WHAT THE TASK REQUIRES: Can you print the data exactly and leave out each image?
** START SOURCE MATERIAL **
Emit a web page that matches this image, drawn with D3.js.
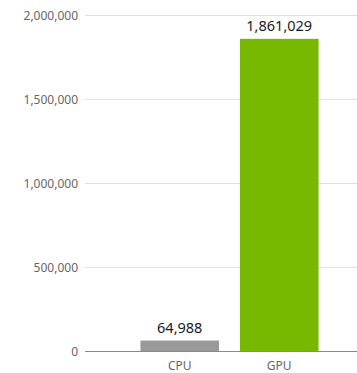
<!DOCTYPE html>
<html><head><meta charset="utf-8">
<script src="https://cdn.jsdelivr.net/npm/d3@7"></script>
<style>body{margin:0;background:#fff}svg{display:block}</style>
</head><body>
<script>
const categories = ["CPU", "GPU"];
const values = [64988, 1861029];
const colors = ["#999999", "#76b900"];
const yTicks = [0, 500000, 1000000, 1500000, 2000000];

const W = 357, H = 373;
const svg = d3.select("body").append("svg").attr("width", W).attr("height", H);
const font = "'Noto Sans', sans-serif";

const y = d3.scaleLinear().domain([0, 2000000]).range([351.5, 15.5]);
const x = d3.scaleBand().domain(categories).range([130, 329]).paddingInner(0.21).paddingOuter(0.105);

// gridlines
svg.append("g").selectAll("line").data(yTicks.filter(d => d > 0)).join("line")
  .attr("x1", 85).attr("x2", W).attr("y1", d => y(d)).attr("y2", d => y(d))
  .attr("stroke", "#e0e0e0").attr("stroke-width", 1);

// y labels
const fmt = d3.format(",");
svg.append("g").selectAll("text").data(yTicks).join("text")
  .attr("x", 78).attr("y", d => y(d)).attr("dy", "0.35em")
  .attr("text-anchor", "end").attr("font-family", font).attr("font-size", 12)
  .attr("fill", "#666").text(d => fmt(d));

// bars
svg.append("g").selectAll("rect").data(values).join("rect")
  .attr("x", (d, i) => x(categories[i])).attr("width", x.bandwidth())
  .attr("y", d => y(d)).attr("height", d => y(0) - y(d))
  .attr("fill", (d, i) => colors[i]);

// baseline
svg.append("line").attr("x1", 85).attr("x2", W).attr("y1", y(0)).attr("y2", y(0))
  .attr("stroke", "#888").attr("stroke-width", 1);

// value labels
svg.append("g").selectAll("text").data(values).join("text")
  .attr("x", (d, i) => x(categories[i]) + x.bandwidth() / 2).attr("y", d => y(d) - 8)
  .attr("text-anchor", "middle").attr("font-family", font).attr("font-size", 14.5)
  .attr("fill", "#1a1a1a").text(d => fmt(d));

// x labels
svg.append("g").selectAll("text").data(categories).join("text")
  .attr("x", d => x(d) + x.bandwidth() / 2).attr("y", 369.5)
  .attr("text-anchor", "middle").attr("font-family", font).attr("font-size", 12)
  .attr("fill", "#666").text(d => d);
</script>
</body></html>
** END SOURCE MATERIAL **
FULL OUTPUT:
Emit a web page that matches this image, drawn with D3.js.
<!DOCTYPE html>
<html><head><meta charset="utf-8">
<script src="https://cdn.jsdelivr.net/npm/d3@7"></script>
<style>body{margin:0;background:#fff}svg{display:block}</style>
</head><body>
<script>
const categories = ["CPU", "GPU"];
const values = [64988, 1861029];
const colors = ["#999999", "#76b900"];
const yTicks = [0, 500000, 1000000, 1500000, 2000000];

const W = 357, H = 373;
const svg = d3.select("body").append("svg").attr("width", W).attr("height", H);
const font = "'Noto Sans', sans-serif";

const y = d3.scaleLinear().domain([0, 2000000]).range([351.5, 15.5]);
const x = d3.scaleBand().domain(categories).range([130, 329]).paddingInner(0.21).paddingOuter(0.105);

// gridlines
svg.append("g").selectAll("line").data(yTicks.filter(d => d > 0)).join("line")
  .attr("x1", 85).attr("x2", W).attr("y1", d => y(d)).attr("y2", d => y(d))
  .attr("stroke", "#e0e0e0").attr("stroke-width", 1);

// y labels
const fmt = d3.format(",");
svg.append("g").selectAll("text").data(yTicks).join("text")
  .attr("x", 78).attr("y", d => y(d)).attr("dy", "0.35em")
  .attr("text-anchor", "end").attr("font-family", font).attr("font-size", 12)
  .attr("fill", "#666").text(d => fmt(d));

// bars
svg.append("g").selectAll("rect").data(values).join("rect")
  .attr("x", (d, i) => x(categories[i])).attr("width", x.bandwidth())
  .attr("y", d => y(d)).attr("height", d => y(0) - y(d))
  .attr("fill", (d, i) => colors[i]);

// baseline
svg.append("line").attr("x1", 85).attr("x2", W).attr("y1", y(0)).attr("y2", y(0))
  .attr("stroke", "#888").attr("stroke-width", 1);

// value labels
svg.append("g").selectAll("text").data(values).join("text")
  .attr("x", (d, i) => x(categories[i]) + x.bandwidth() / 2).attr("y", d => y(d) - 8)
  .attr("text-anchor", "middle").attr("font-family", font).attr("font-size", 14.5)
  .attr("fill", "#1a1a1a").text(d => fmt(d));

// x labels
svg.append("g").selectAll("text").data(categories).join("text")
  .attr("x", d => x(d) + x.bandwidth() / 2).attr("y", 369.5)
  .attr("text-anchor", "middle").attr("font-family", font).attr("font-size", 12)
  .attr("fill", "#666").text(d => d);
</script>
</body></html>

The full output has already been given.